(MATERIAL PROVIDED)

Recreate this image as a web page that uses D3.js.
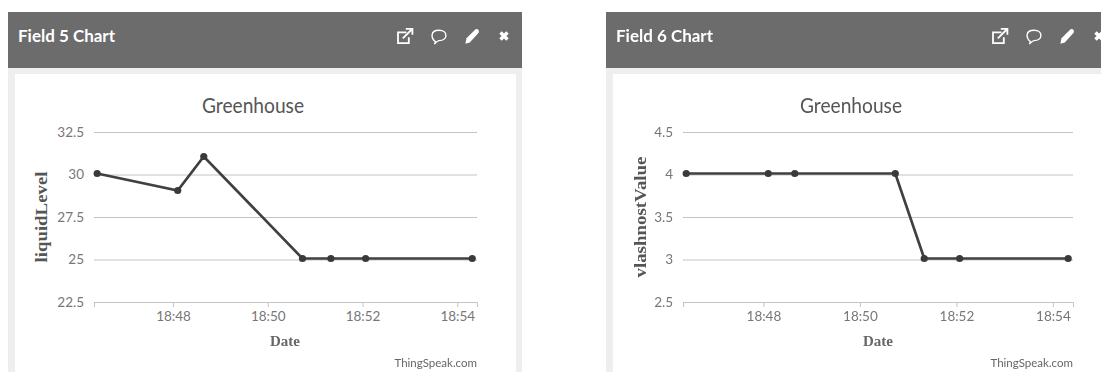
<!DOCTYPE html>
<html>
<head>
<meta charset="utf-8">
<script src="https://cdn.jsdelivr.net/npm/d3@7"></script>
<style>
    html, body { margin: 0; padding: 0; background: #fff; overflow: hidden; }
    svg { display: block; filter: blur(0.4px); }
</style>
</head>
<body>
<svg id="chart" width="1101" height="372"></svg>
<script>
const times = ["18:46:24", "18:48:06", "18:48:39", "18:50:44", "18:51:20", "18:52:04", "18:54:19"];
const level = [30, 29, 31, 25, 25, 25, 25];
const vlashnost = [4, 4, 4, 4, 3, 3, 3];
const levelTicks = [22.5, 25, 27.5, 30, 32.5];
const vlashnostTicks = [2.5, 3, 3.5, 4, 4.5];
const timeTicks = ["18:48:00", "18:50:00", "18:52:00", "18:54:00"];
const timeRange = ["18:46:20", "18:54:25"];

const parseTime = d3.timeParse("%H:%M:%S");
const svg = d3.select("#chart");

function drawIcons(g, x) {
    // x of the first icon, the others are spaced 33-35 px
    const y = 36;
    const ext = g.append("g").attr("transform", `translate(${x},${y}) scale(1.2)`)
        .attr("fill", "none").attr("stroke", "#fff").attr("stroke-width", 1.5);
    ext.append("path").attr("d", "M2,-3 H-5 V6 H4 V1");
    ext.append("path").attr("d", "M-1,2 L6,-5 M1.5,-6 H7 V-1");

    g.append("path")
        .attr("transform", `translate(${x + 35},${y}) scale(1.15)`)
        .attr("fill", "none").attr("stroke", "#fff").attr("stroke-width", 1.2)
        .attr("d", "M-3,5 C-7,2 -8,-5 0,-5 C8,-5 8,4 0,4 C-1,4 -2,5 -4,7 Z");

    g.append("path")
        .attr("transform", `translate(${x + 68},${y}) scale(1.1)`)
        .attr("fill", "#fff")
        .attr("d", "M-6,7 L-5,2 L3,-6 C5,-7 7,-5 6,-3 L-2,6 Z");

    g.append("path")
        .attr("transform", `translate(${x + 100},${y})`)
        .attr("fill", "none").attr("stroke", "#fff").attr("stroke-width", 3.4)
        .attr("d", "M-3.5,-3.5 L3.5,3.5 M3.5,-3.5 L-3.5,3.5");
}

function drawPanel(opt) {
    const g = svg.append("g");

    g.append("rect").attr("x", opt.left).attr("y", 12).attr("width", opt.panelW).attr("height", 360).attr("fill", "#eeeeee");
    g.append("rect").attr("x", opt.left).attr("y", 12).attr("width", opt.panelW).attr("height", 56).attr("fill", "#6c6c6c");
    g.append("rect").attr("x", opt.left + 7).attr("y", 74).attr("width", opt.panelW - 13).attr("height", 298).attr("fill", "#fff");

    g.append("text")
        .attr("x", opt.left + 10).attr("y", 42)
        .attr("font-family", "Lato").attr("font-weight", "bold").attr("font-size", "17px")
        .attr("textLength", 97).attr("lengthAdjust", "spacingAndGlyphs")
        .attr("fill", "#fff")
        .text(opt.field);

    drawIcons(g, opt.iconX);

    const x = d3.scaleTime().domain(timeRange.map(parseTime)).range([opt.x0, opt.x1]);
    const y = d3.scaleLinear().domain(d3.extent(opt.ticks)).range([302, 132]);

    const yAxis = g.append("g")
        .attr("transform", `translate(${opt.x0},0)`)
        .call(d3.axisLeft(y).tickValues(opt.ticks).tickSize(-(opt.x1 - opt.x0)).tickPadding(10).tickFormat(d => d));
    yAxis.select(".domain").remove();
    yAxis.selectAll("line").attr("stroke", "#c4c4c4");
    yAxis.selectAll("text")
        .attr("font-family", "Lato").attr("font-size", "13.5px").attr("fill", "#777");

    const xAxis = g.append("g")
        .attr("transform", "translate(0,302)")
        .call(d3.axisBottom(x).tickValues(timeTicks.map(parseTime)).tickSize(5).tickPadding(4).tickFormat(d3.timeFormat("%H:%M")));
    xAxis.select(".domain").attr("stroke", "#c4c4c4");
    xAxis.selectAll("line").attr("stroke", "#c4c4c4");
    xAxis.selectAll("text")
        .attr("font-family", "Lato").attr("font-size", "13.5px").attr("fill", "#777");

    const line = d3.line()
        .x((d, i) => x(parseTime(times[i])))
        .y(d => y(d) - 1);

    g.append("path")
        .datum(opt.values)
        .attr("fill", "none")
        .attr("stroke", "#404040")
        .attr("stroke-width", 2.7)
        .attr("d", line);

    g.selectAll(".point")
        .data(opt.values)
        .enter()
        .append("circle")
        .attr("class", "point")
        .attr("r", 3.6)
        .attr("fill", "#3a3a3a")
        .attr("cx", (d, i) => x(parseTime(times[i])))
        .attr("cy", d => y(d) - 1);

    g.append("text")
        .attr("x", opt.titleX).attr("y", 113)
        .attr("text-anchor", "middle")
        .attr("font-family", "Lato").attr("font-size", "21px").attr("fill", "#555")
        .attr("textLength", 102).attr("lengthAdjust", "spacingAndGlyphs")
        .text("Greenhouse");

    g.append("text")
        .attr("transform", `translate(${opt.yLabelX},${opt.yLabelY}) rotate(-90)`)
        .attr("text-anchor", "middle")
        .attr("font-family", "Liberation Serif").attr("font-weight", "bold").attr("font-size", "16px").attr("fill", "#555")
        .attr("textLength", opt.yLabelLen).attr("lengthAdjust", "spacingAndGlyphs")
        .text(opt.yLabel);

    g.append("text")
        .attr("x", opt.dateX).attr("y", 346)
        .attr("text-anchor", "middle")
        .attr("font-family", "Liberation Serif").attr("font-weight", "bold").attr("font-size", "15px").attr("fill", "#666")
        .text("Date");

    g.append("text")
        .attr("x", opt.x1).attr("y", 367)
        .attr("text-anchor", "end")
        .attr("font-family", "Lato").attr("font-size", "11.5px").attr("fill", "#666")
        .text("ThingSpeak.com");
}

drawPanel({
    left: 8, panelW: 514, iconX: 404, field: "Field 5 Chart",
    x0: 94, x1: 477, titleX: 253, dateX: 285,
    yLabel: "liquidLevel", yLabelX: 47, yLabelY: 217, yLabelLen: 91,
    values: level, ticks: levelTicks
});

drawPanel({
    left: 606, panelW: 514, iconX: 999, field: "Field 6 Chart",
    x0: 683, x1: 1073, titleX: 851, dateX: 878,
    yLabel: "vlashnostValue", yLabelX: 646, yLabelY: 217, yLabelLen: 121,
    values: vlashnost, ticks: vlashnostTicks
});
</script>
</body>
</html>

(STATED TASK) Your task is to return the lines above, from the first one up to and including the line containing "L6,-5 M1.5,-6 H7", minus any pictures.

(CORRECT RESPONSE)
Recreate this image as a web page that uses D3.js.
<!DOCTYPE html>
<html>
<head>
<meta charset="utf-8">
<script src="https://cdn.jsdelivr.net/npm/d3@7"></script>
<style>
    html, body { margin: 0; padding: 0; background: #fff; overflow: hidden; }
    svg { display: block; filter: blur(0.4px); }
</style>
</head>
<body>
<svg id="chart" width="1101" height="372"></svg>
<script>
const times = ["18:46:24", "18:48:06", "18:48:39", "18:50:44", "18:51:20", "18:52:04", "18:54:19"];
const level = [30, 29, 31, 25, 25, 25, 25];
const vlashnost = [4, 4, 4, 4, 3, 3, 3];
const levelTicks = [22.5, 25, 27.5, 30, 32.5];
const vlashnostTicks = [2.5, 3, 3.5, 4, 4.5];
const timeTicks = ["18:48:00", "18:50:00", "18:52:00", "18:54:00"];
const timeRange = ["18:46:20", "18:54:25"];

const parseTime = d3.timeParse("%H:%M:%S");
const svg = d3.select("#chart");

function drawIcons(g, x) {
    // x of the first icon, the others are spaced 33-35 px
    const y = 36;
    const ext = g.append("g").attr("transform", `translate(${x},${y}) scale(1.2)`)
        .attr("fill", "none").attr("stroke", "#fff").attr("stroke-width", 1.5);
    ext.append("path").attr("d", "M2,-3 H-5 V6 H4 V1");
    ext.append("path").attr("d", "M-1,2 L6,-5 M1.5,-6 H7 V-1");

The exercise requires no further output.